There had to be some variability in the circuits, or else the generator would produce the same noise over and over again.
This was allowed for by making the interconnections required for the combination of the eight multivibrator outputs to pass through the wirings rather like those of an Enigma, with rotors and a plugboard.
So a setting of this 'Enigma' would serve to define a particular sequence of key, in a way that both sender and receiver could agree upon in advance.
With the rotors fixed in position, the key would not repeat itself for about seven minutes.
In practical operation, speech in one direction of transmission could be limited to this time and a new key sequence started off on reversing the direction of transmission.
This could be done simply by stepping on the rotors.
There were enough rotor and plugboard positions for the resulting system to be as safe—according to his theory—as a genuinely random one-time key.

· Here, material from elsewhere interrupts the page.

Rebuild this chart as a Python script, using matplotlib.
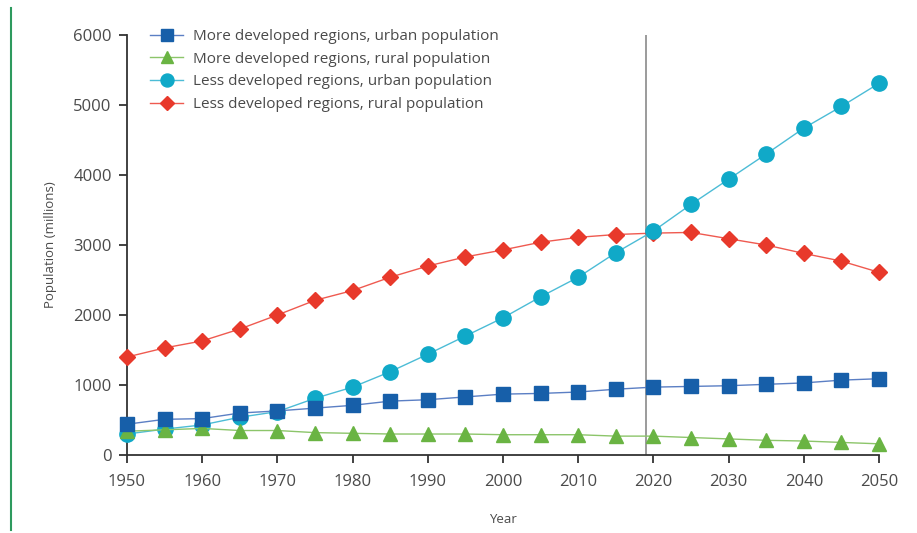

Getting the Delilah system to work as a whole was a job which pushed their resources to the limit.
The system was useless unless sender and receiver could keep their multivibrators in time to the microsecond.
They spent most of the first half of 1945 in achieving the necessary precision.
They also had to test the output of the Delilah key generator, when they had built it, for the evenness over the frequency range which the calculations predicted for it.
It was typical of the conditions in which they worked that they had no frequency analyser.
Alan would have seen one at Bell Labs, and there was one known to exist at Dollis Hill, but at Hanslope they had to make one for themselves.
It provided a challenge of the desert island sort, which Alan as usual enjoyed.
After a lot of work they had a device, but when they first tried it out, Alan had to confess 'It's a bit of an abortion, isn't it!'—so they called it the ABORT Mark I.